Below is a listing to transcribe in full and exactly; keep the pictures out.

• • • • • • •

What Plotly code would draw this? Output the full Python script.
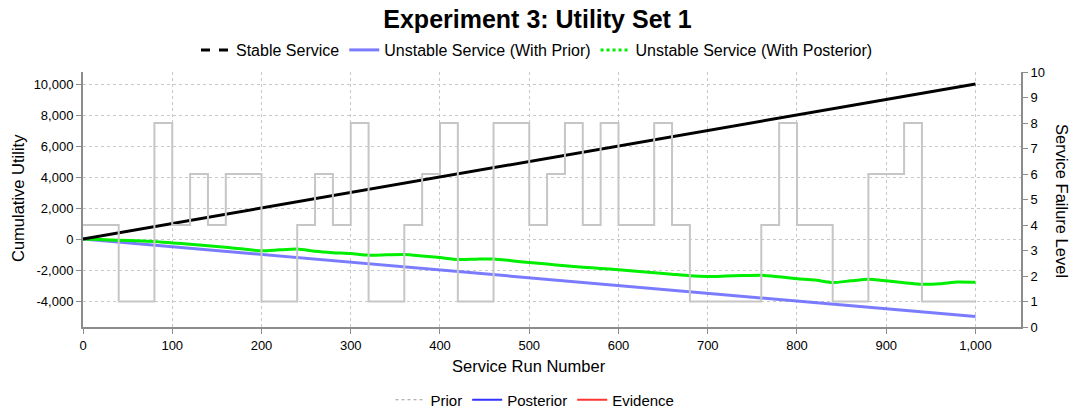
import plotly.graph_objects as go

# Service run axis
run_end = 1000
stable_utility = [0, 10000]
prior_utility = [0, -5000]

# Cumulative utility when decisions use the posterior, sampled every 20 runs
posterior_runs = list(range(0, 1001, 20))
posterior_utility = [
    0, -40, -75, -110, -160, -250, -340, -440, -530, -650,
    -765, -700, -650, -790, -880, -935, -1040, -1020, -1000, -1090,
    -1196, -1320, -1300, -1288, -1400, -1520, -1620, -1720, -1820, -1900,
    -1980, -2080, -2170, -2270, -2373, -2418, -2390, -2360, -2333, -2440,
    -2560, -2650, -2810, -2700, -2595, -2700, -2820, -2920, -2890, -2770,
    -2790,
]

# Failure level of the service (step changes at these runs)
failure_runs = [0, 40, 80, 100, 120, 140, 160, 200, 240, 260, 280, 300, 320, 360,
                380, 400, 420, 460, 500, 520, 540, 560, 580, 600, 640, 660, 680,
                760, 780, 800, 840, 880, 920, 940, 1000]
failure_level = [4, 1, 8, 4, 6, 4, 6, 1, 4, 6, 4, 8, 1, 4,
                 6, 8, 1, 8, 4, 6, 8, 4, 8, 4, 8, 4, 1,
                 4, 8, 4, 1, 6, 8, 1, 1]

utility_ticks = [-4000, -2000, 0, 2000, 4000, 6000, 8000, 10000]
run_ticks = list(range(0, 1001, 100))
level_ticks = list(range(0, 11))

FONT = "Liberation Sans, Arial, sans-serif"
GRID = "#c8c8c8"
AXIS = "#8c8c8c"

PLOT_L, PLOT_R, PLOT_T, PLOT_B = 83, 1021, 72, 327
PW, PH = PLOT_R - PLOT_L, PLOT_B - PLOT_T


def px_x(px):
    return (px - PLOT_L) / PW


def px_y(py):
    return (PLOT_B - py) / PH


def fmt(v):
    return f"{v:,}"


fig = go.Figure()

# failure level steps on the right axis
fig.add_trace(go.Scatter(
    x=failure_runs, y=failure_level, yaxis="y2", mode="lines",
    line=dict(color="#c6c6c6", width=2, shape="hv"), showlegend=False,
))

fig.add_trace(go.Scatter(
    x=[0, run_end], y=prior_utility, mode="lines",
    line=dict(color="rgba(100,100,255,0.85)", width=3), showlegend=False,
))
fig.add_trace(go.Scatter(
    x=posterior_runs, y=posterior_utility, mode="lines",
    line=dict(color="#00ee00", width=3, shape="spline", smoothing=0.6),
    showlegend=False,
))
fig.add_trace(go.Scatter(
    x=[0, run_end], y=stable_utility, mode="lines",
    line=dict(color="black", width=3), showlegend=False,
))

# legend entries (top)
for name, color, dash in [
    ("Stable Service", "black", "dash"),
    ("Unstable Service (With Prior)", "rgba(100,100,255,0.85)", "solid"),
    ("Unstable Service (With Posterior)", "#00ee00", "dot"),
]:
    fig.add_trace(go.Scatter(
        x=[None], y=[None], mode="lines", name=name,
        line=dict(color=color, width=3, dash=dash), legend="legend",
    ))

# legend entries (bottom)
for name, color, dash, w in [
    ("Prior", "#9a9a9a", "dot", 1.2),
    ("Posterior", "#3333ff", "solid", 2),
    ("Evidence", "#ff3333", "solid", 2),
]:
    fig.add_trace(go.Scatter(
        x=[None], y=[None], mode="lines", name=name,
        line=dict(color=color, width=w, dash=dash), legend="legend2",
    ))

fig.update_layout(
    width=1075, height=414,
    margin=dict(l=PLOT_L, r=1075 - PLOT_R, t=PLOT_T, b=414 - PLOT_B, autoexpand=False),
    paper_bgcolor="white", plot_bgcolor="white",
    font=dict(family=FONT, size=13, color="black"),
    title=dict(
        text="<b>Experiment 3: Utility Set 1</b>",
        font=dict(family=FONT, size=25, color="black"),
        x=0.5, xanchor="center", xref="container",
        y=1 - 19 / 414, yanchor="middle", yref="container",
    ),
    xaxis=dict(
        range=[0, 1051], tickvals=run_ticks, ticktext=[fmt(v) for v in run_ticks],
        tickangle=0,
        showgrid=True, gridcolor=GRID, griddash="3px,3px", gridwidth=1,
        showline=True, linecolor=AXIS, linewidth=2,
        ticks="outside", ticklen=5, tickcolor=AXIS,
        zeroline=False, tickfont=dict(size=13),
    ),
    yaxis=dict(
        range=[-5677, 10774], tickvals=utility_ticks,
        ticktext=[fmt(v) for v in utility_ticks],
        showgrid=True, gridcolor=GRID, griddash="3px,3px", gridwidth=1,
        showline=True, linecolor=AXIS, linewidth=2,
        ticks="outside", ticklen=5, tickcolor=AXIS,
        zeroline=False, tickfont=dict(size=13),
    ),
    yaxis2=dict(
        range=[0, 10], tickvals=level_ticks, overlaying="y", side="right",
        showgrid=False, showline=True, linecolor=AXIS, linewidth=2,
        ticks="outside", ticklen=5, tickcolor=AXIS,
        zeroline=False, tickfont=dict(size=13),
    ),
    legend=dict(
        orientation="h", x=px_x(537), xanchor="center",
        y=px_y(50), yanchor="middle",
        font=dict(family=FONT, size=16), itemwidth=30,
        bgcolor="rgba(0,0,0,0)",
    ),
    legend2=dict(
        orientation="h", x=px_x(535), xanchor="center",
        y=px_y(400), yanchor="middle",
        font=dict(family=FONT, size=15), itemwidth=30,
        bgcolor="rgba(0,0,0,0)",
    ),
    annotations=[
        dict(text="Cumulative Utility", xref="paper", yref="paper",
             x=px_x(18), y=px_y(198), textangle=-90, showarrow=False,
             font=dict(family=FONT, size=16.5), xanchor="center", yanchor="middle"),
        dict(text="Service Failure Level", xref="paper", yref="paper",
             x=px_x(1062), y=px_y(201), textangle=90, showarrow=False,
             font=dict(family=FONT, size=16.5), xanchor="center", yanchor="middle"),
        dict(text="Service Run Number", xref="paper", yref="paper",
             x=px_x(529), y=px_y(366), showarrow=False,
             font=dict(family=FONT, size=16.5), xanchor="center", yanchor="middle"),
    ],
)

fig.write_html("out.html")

• • • • • • •

**CORRECT RESULT:**
What Plotly code would draw this? Output the full Python script.
import plotly.graph_objects as go

# Service run axis
run_end = 1000
stable_utility = [0, 10000]
prior_utility = [0, -5000]

# Cumulative utility when decisions use the posterior, sampled every 20 runs
posterior_runs = list(range(0, 1001, 20))
posterior_utility = [
    0, -40, -75, -110, -160, -250, -340, -440, -530, -650,
    -765, -700, -650, -790, -880, -935, -1040, -1020, -1000, -1090,
    -1196, -1320, -1300, -1288, -1400, -1520, -1620, -1720, -1820, -1900,
    -1980, -2080, -2170, -2270, -2373, -2418, -2390, -2360, -2333, -2440,
    -2560, -2650, -2810, -2700, -2595, -2700, -2820, -2920, -2890, -2770,
    -2790,
]

# Failure level of the service (step changes at these runs)
failure_runs = [0, 40, 80, 100, 120, 140, 160, 200, 240, 260, 280, 300, 320, 360,
                380, 400, 420, 460, 500, 520, 540, 560, 580, 600, 640, 660, 680,
                760, 780, 800, 840, 880, 920, 940, 1000]
failure_level = [4, 1, 8, 4, 6, 4, 6, 1, 4, 6, 4, 8, 1, 4,
                 6, 8, 1, 8, 4, 6, 8, 4, 8, 4, 8, 4, 1,
                 4, 8, 4, 1, 6, 8, 1, 1]

utility_ticks = [-4000, -2000, 0, 2000, 4000, 6000, 8000, 10000]
run_ticks = list(range(0, 1001, 100))
level_ticks = list(range(0, 11))

FONT = "Liberation Sans, Arial, sans-serif"
GRID = "#c8c8c8"
AXIS = "#8c8c8c"

PLOT_L, PLOT_R, PLOT_T, PLOT_B = 83, 1021, 72, 327
PW, PH = PLOT_R - PLOT_L, PLOT_B - PLOT_T


def px_x(px):
    return (px - PLOT_L) / PW


def px_y(py):
    return (PLOT_B - py) / PH


def fmt(v):
    return f"{v:,}"


fig = go.Figure()

# failure level steps on the right axis
fig.add_trace(go.Scatter(
    x=failure_runs, y=failure_level, yaxis="y2", mode="lines",
    line=dict(color="#c6c6c6", width=2, shape="hv"), showlegend=False,
))

fig.add_trace(go.Scatter(
    x=[0, run_end], y=prior_utility, mode="lines",
    line=dict(color="rgba(100,100,255,0.85)", width=3), showlegend=False,
))
fig.add_trace(go.Scatter(
    x=posterior_runs, y=posterior_utility, mode="lines",
    line=dict(color="#00ee00", width=3, shape="spline", smoothing=0.6),
    showlegend=False,
))
fig.add_trace(go.Scatter(
    x=[0, run_end], y=stable_utility, mode="lines",
    line=dict(color="black", width=3), showlegend=False,
))

# legend entries (top)
for name, color, dash in [
    ("Stable Service", "black", "dash"),
    ("Unstable Service (With Prior)", "rgba(100,100,255,0.85)", "solid"),
    ("Unstable Service (With Posterior)", "#00ee00", "dot"),
]:
    fig.add_trace(go.Scatter(
        x=[None], y=[None], mode="lines", name=name,
        line=dict(color=color, width=3, dash=dash), legend="legend",
    ))

# legend entries (bottom)
for name, color, dash, w in [
    ("Prior", "#9a9a9a", "dot", 1.2),
    ("Posterior", "#3333ff", "solid", 2),
    ("Evidence", "#ff3333", "solid", 2),
]:
    fig.add_trace(go.Scatter(
        x=[None], y=[None], mode="lines", name=name,
        line=dict(color=color, width=w, dash=dash), legend="legend2",
    ))

fig.update_layout(
    width=1075, height=414,
    margin=dict(l=PLOT_L, r=1075 - PLOT_R, t=PLOT_T, b=414 - PLOT_B, autoexpand=False),
    paper_bgcolor="white", plot_bgcolor="white",
    font=dict(family=FONT, size=13, color="black"),
    title=dict(
        text="<b>Experiment 3: Utility Set 1</b>",
        font=dict(family=FONT, size=25, color="black"),
        x=0.5, xanchor="center", xref="container",
        y=1 - 19 / 414, yanchor="middle", yref="container",
    ),
    xaxis=dict(
        range=[0, 1051], tickvals=run_ticks, ticktext=[fmt(v) for v in run_ticks],
        tickangle=0,
        showgrid=True, gridcolor=GRID, griddash="3px,3px", gridwidth=1,
        showline=True, linecolor=AXIS, linewidth=2,
        ticks="outside", ticklen=5, tickcolor=AXIS,
        zeroline=False, tickfont=dict(size=13),
    ),
    yaxis=dict(
        range=[-5677, 10774], tickvals=utility_ticks,
        ticktext=[fmt(v) for v in utility_ticks],
        showgrid=True, gridcolor=GRID, griddash="3px,3px", gridwidth=1,
        showline=True, linecolor=AXIS, linewidth=2,
        ticks="outside", ticklen=5, tickcolor=AXIS,
        zeroline=False, tickfont=dict(size=13),
    ),
    yaxis2=dict(
        range=[0, 10], tickvals=level_ticks, overlaying="y", side="right",
        showgrid=False, showline=True, linecolor=AXIS, linewidth=2,
        ticks="outside", ticklen=5, tickcolor=AXIS,
        zeroline=False, tickfont=dict(size=13),
    ),
    legend=dict(
        orientation="h", x=px_x(537), xanchor="center",
        y=px_y(50), yanchor="middle",
        font=dict(family=FONT, size=16), itemwidth=30,
        bgcolor="rgba(0,0,0,0)",
    ),
    legend2=dict(
        orientation="h", x=px_x(535), xanchor="center",
        y=px_y(400), yanchor="middle",
        font=dict(family=FONT, size=15), itemwidth=30,
        bgcolor="rgba(0,0,0,0)",
    ),
    annotations=[
        dict(text="Cumulative Utility", xref="paper", yref="paper",
             x=px_x(18), y=px_y(198), textangle=-90, showarrow=False,
             font=dict(family=FONT, size=16.5), xanchor="center", yanchor="middle"),
        dict(text="Service Failure Level", xref="paper", yref="paper",
             x=px_x(1062), y=px_y(201), textangle=90, showarrow=False,
             font=dict(family=FONT, size=16.5), xanchor="center", yanchor="middle"),
        dict(text="Service Run Number", xref="paper", yref="paper",
             x=px_x(529), y=px_y(366), showarrow=False,
             font=dict(family=FONT, size=16.5), xanchor="center", yanchor="middle"),
    ],
)

fig.write_html("out.html")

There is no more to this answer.